→ Plotting code records:
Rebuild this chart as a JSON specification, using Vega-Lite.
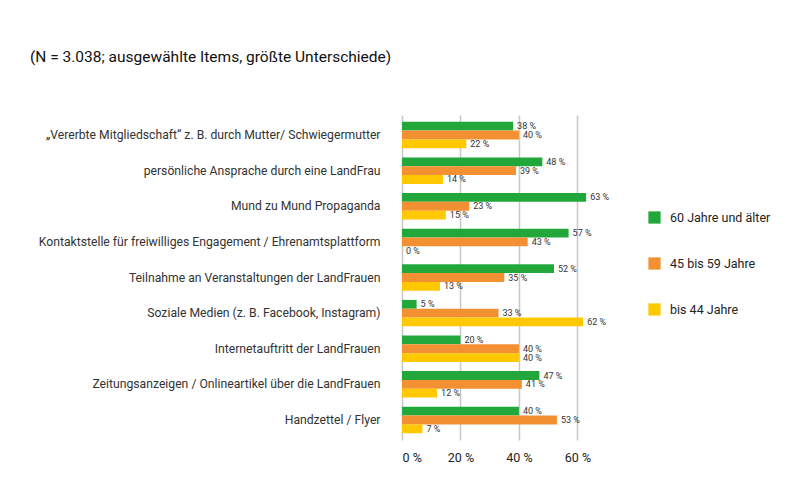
{
  "$schema": "https://vega.github.io/schema/vega-lite/v6.json",
  "autosize": {"type": "none"},
  "padding": {"left": 402, "top": 115, "right": 198, "bottom": 64},
  "width": 190,
  "height": 325,
  "background": "white",
  "title": {
    "text": "(N = 3.038; ausgewählte Items, größte Unterschiede)",
    "anchor": "start",
    "frame": "group",
    "dx": -372,
    "offset": 50,
    "font": "Roboto",
    "fontSize": 15.5,
    "fontWeight": "normal",
    "color": "#111111"
  },
  "config": {
    "view": {"stroke": null},
    "font": "Roboto"
  },
  "data": {
    "values": [
      {"item": "„Vererbte Mitgliedschaft“ z. B. durch Mutter/ Schwiegermutter", "gruppe": "60 Jahre und älter", "wert": 38},
      {"item": "„Vererbte Mitgliedschaft“ z. B. durch Mutter/ Schwiegermutter", "gruppe": "45 bis 59 Jahre", "wert": 40},
      {"item": "„Vererbte Mitgliedschaft“ z. B. durch Mutter/ Schwiegermutter", "gruppe": "bis 44 Jahre", "wert": 22},
      {"item": "persönliche Ansprache durch eine LandFrau", "gruppe": "60 Jahre und älter", "wert": 48},
      {"item": "persönliche Ansprache durch eine LandFrau", "gruppe": "45 bis 59 Jahre", "wert": 39},
      {"item": "persönliche Ansprache durch eine LandFrau", "gruppe": "bis 44 Jahre", "wert": 14},
      {"item": "Mund zu Mund Propaganda", "gruppe": "60 Jahre und älter", "wert": 63},
      {"item": "Mund zu Mund Propaganda", "gruppe": "45 bis 59 Jahre", "wert": 23},
      {"item": "Mund zu Mund Propaganda", "gruppe": "bis 44 Jahre", "wert": 15},
      {"item": "Kontaktstelle für freiwilliges Engagement / Ehrenamtsplattform", "gruppe": "60 Jahre und älter", "wert": 57},
      {"item": "Kontaktstelle für freiwilliges Engagement / Ehrenamtsplattform", "gruppe": "45 bis 59 Jahre", "wert": 43},
      {"item": "Kontaktstelle für freiwilliges Engagement / Ehrenamtsplattform", "gruppe": "bis 44 Jahre", "wert": 0},
      {"item": "Teilnahme an Veranstaltungen der LandFrauen", "gruppe": "60 Jahre und älter", "wert": 52},
      {"item": "Teilnahme an Veranstaltungen der LandFrauen", "gruppe": "45 bis 59 Jahre", "wert": 35},
      {"item": "Teilnahme an Veranstaltungen der LandFrauen", "gruppe": "bis 44 Jahre", "wert": 13},
      {"item": "Soziale Medien (z. B. Facebook, Instagram)", "gruppe": "60 Jahre und älter", "wert": 5},
      {"item": "Soziale Medien (z. B. Facebook, Instagram)", "gruppe": "45 bis 59 Jahre", "wert": 33},
      {"item": "Soziale Medien (z. B. Facebook, Instagram)", "gruppe": "bis 44 Jahre", "wert": 62},
      {"item": "Internetauftritt der LandFrauen", "gruppe": "60 Jahre und älter", "wert": 20},
      {"item": "Internetauftritt der LandFrauen", "gruppe": "45 bis 59 Jahre", "wert": 40},
      {"item": "Internetauftritt der LandFrauen", "gruppe": "bis 44 Jahre", "wert": 40},
      {"item": "Zeitungsanzeigen / Onlineartikel über die LandFrauen", "gruppe": "60 Jahre und älter", "wert": 47},
      {"item": "Zeitungsanzeigen / Onlineartikel über die LandFrauen", "gruppe": "45 bis 59 Jahre", "wert": 41},
      {"item": "Zeitungsanzeigen / Onlineartikel über die LandFrauen", "gruppe": "bis 44 Jahre", "wert": 12},
      {"item": "Handzettel / Flyer", "gruppe": "60 Jahre und älter", "wert": 40},
      {"item": "Handzettel / Flyer", "gruppe": "45 bis 59 Jahre", "wert": 53},
      {"item": "Handzettel / Flyer", "gruppe": "bis 44 Jahre", "wert": 7}
    ]
  },
  "encoding": {
    "y": {
      "field": "item",
      "type": "nominal",
      "sort": null,
      "title": null,
      "scale": {"paddingInner": 0.256, "paddingOuter": 0.19},
      "axis": {
        "domain": false,
        "ticks": false,
        "labelFontSize": 12.2,
        "labelColor": "#333333",
        "labelPadding": 22,
        "labelLimit": 400
      }
    },
    "yOffset": {
      "field": "gruppe",
      "type": "nominal",
      "sort": ["60 Jahre und älter", "45 bis 59 Jahre", "bis 44 Jahre"],
      "scale": {"paddingInner": 0, "paddingOuter": 0}
    },
    "x": {
      "field": "wert",
      "type": "quantitative",
      "title": null,
      "scale": {"domain": [0, 65], "nice": false},
      "axis": {
        "values": [0, 20, 40, 60],
        "labelExpr": "datum.value + ' %'",
        "domain": false,
        "ticks": false,
        "grid": true,
        "gridColor": "#c8c8c8",
        "gridWidth": 1.5,
        "labelFontSize": 12.5,
        "labelFontWeight": "normal",
        "labelColor": "#222222",
        "labelPadding": 11
      }
    }
  },
  "layer": [
    {
      "mark": {"type": "bar"},
      "encoding": {
        "color": {
          "field": "gruppe",
          "type": "nominal",
          "sort": ["60 Jahre und älter", "45 bis 59 Jahre", "bis 44 Jahre"],
          "scale": {
            "domain": ["60 Jahre und älter", "45 bis 59 Jahre", "bis 44 Jahre"],
            "range": ["#22a83a", "#f39132", "#ffc800"]
          },
          "legend": {
            "title": null,
            "orient": "none",
            "legendX": 246,
            "legendY": 96,
            "padding": 0,
            "symbolType": "square",
            "symbolSize": 150,
            "symbolStrokeWidth": 0,
            "labelFontSize": 12.5,
            "labelFontWeight": "normal",
            "labelColor": "#222222",
            "labelOffset": 9,
            "rowPadding": 33
          }
        }
      }
    },
    {
      "mark": {
        "type": "text",
        "align": "left",
        "baseline": "middle",
        "dx": 4,
        "fontSize": 9,
        "color": "#333333",
        "text": {"expr": "datum.wert + ' %'"}
      },
      "encoding": {
        "x": {"field": "wert", "type": "quantitative"}
      }
    }
  ]
}
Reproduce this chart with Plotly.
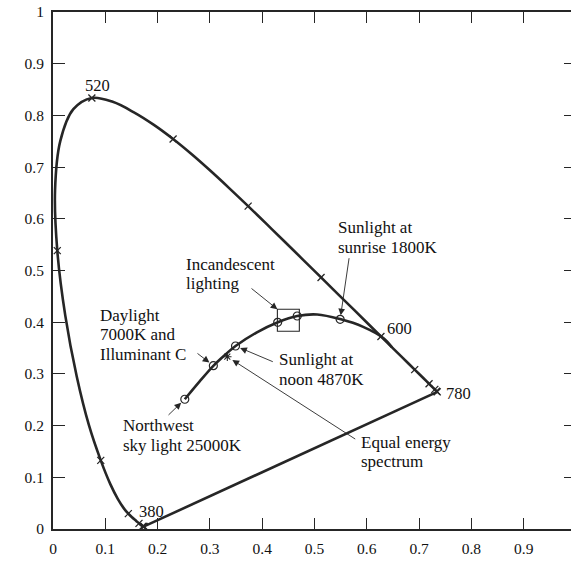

→ EXERCISE TASK: Give the material again exactly as it is, but keep the pictures out.

→ FINISHED ANSWER:
Rebuild this chart as a JSON specification, using Vega-Lite.
{
  "$schema": "https://vega.github.io/schema/vega-lite/v6.json",
  "autosize": {"type": "none"},
  "padding": {"left": 402, "top": 115, "right": 198, "bottom": 64},
  "width": 190,
  "height": 325,
  "background": "white",
  "title": {
    "text": "(N = 3.038; ausgewählte Items, größte Unterschiede)",
    "anchor": "start",
    "frame": "group",
    "dx": -372,
    "offset": 50,
    "font": "Roboto",
    "fontSize": 15.5,
    "fontWeight": "normal",
    "color": "#111111"
  },
  "config": {
    "view": {"stroke": null},
    "font": "Roboto"
  },
  "data": {
    "values": [
      {"item": "„Vererbte Mitgliedschaft“ z. B. durch Mutter/ Schwiegermutter", "gruppe": "60 Jahre und älter", "wert": 38},
      {"item": "„Vererbte Mitgliedschaft“ z. B. durch Mutter/ Schwiegermutter", "gruppe": "45 bis 59 Jahre", "wert": 40},
      {"item": "„Vererbte Mitgliedschaft“ z. B. durch Mutter/ Schwiegermutter", "gruppe": "bis 44 Jahre", "wert": 22},
      {"item": "persönliche Ansprache durch eine LandFrau", "gruppe": "60 Jahre und älter", "wert": 48},
      {"item": "persönliche Ansprache durch eine LandFrau", "gruppe": "45 bis 59 Jahre", "wert": 39},
      {"item": "persönliche Ansprache durch eine LandFrau", "gruppe": "bis 44 Jahre", "wert": 14},
      {"item": "Mund zu Mund Propaganda", "gruppe": "60 Jahre und älter", "wert": 63},
      {"item": "Mund zu Mund Propaganda", "gruppe": "45 bis 59 Jahre", "wert": 23},
      {"item": "Mund zu Mund Propaganda", "gruppe": "bis 44 Jahre", "wert": 15},
      {"item": "Kontaktstelle für freiwilliges Engagement / Ehrenamtsplattform", "gruppe": "60 Jahre und älter", "wert": 57},
      {"item": "Kontaktstelle für freiwilliges Engagement / Ehrenamtsplattform", "gruppe": "45 bis 59 Jahre", "wert": 43},
      {"item": "Kontaktstelle für freiwilliges Engagement / Ehrenamtsplattform", "gruppe": "bis 44 Jahre", "wert": 0},
      {"item": "Teilnahme an Veranstaltungen der LandFrauen", "gruppe": "60 Jahre und älter", "wert": 52},
      {"item": "Teilnahme an Veranstaltungen der LandFrauen", "gruppe": "45 bis 59 Jahre", "wert": 35},
      {"item": "Teilnahme an Veranstaltungen der LandFrauen", "gruppe": "bis 44 Jahre", "wert": 13},
      {"item": "Soziale Medien (z. B. Facebook, Instagram)", "gruppe": "60 Jahre und älter", "wert": 5},
      {"item": "Soziale Medien (z. B. Facebook, Instagram)", "gruppe": "45 bis 59 Jahre", "wert": 33},
      {"item": "Soziale Medien (z. B. Facebook, Instagram)", "gruppe": "bis 44 Jahre", "wert": 62},
      {"item": "Internetauftritt der LandFrauen", "gruppe": "60 Jahre und älter", "wert": 20},
      {"item": "Internetauftritt der LandFrauen", "gruppe": "45 bis 59 Jahre", "wert": 40},
      {"item": "Internetauftritt der LandFrauen", "gruppe": "bis 44 Jahre", "wert": 40},
      {"item": "Zeitungsanzeigen / Onlineartikel über die LandFrauen", "gruppe": "60 Jahre und älter", "wert": 47},
      {"item": "Zeitungsanzeigen / Onlineartikel über die LandFrauen", "gruppe": "45 bis 59 Jahre", "wert": 41},
      {"item": "Zeitungsanzeigen / Onlineartikel über die LandFrauen", "gruppe": "bis 44 Jahre", "wert": 12},
      {"item": "Handzettel / Flyer", "gruppe": "60 Jahre und älter", "wert": 40},
      {"item": "Handzettel / Flyer", "gruppe": "45 bis 59 Jahre", "wert": 53},
      {"item": "Handzettel / Flyer", "gruppe": "bis 44 Jahre", "wert": 7}
    ]
  },
  "encoding": {
    "y": {
      "field": "item",
      "type": "nominal",
      "sort": null,
      "title": null,
      "scale": {"paddingInner": 0.256, "paddingOuter": 0.19},
      "axis": {
        "domain": false,
        "ticks": false,
        "labelFontSize": 12.2,
        "labelColor": "#333333",
        "labelPadding": 22,
        "labelLimit": 400
      }
    },
    "yOffset": {
      "field": "gruppe",
      "type": "nominal",
      "sort": ["60 Jahre und älter", "45 bis 59 Jahre", "bis 44 Jahre"],
      "scale": {"paddingInner": 0, "paddingOuter": 0}
    },
    "x": {
      "field": "wert",
      "type": "quantitative",
      "title": null,
      "scale": {"domain": [0, 65], "nice": false},
      "axis": {
        "values": [0, 20, 40, 60],
        "labelExpr": "datum.value + ' %'",
        "domain": false,
        "ticks": false,
        "grid": true,
        "gridColor": "#c8c8c8",
        "gridWidth": 1.5,
        "labelFontSize": 12.5,
        "labelFontWeight": "normal",
        "labelColor": "#222222",
        "labelPadding": 11
      }
    }
  },
  "layer": [
    {
      "mark": {"type": "bar"},
      "encoding": {
        "color": {
          "field": "gruppe",
          "type": "nominal",
          "sort": ["60 Jahre und älter", "45 bis 59 Jahre", "bis 44 Jahre"],
          "scale": {
            "domain": ["60 Jahre und älter", "45 bis 59 Jahre", "bis 44 Jahre"],
            "range": ["#22a83a", "#f39132", "#ffc800"]
          },
          "legend": {
            "title": null,
            "orient": "none",
            "legendX": 246,
            "legendY": 96,
            "padding": 0,
            "symbolType": "square",
            "symbolSize": 150,
            "symbolStrokeWidth": 0,
            "labelFontSize": 12.5,
            "labelFontWeight": "normal",
            "labelColor": "#222222",
            "labelOffset": 9,
            "rowPadding": 33
          }
        }
      }
    },
    {
      "mark": {
        "type": "text",
        "align": "left",
        "baseline": "middle",
        "dx": 4,
        "fontSize": 9,
        "color": "#333333",
        "text": {"expr": "datum.wert + ' %'"}
      },
      "encoding": {
        "x": {"field": "wert", "type": "quantitative"}
      }
    }
  ]
}
Reproduce this chart with Plotly.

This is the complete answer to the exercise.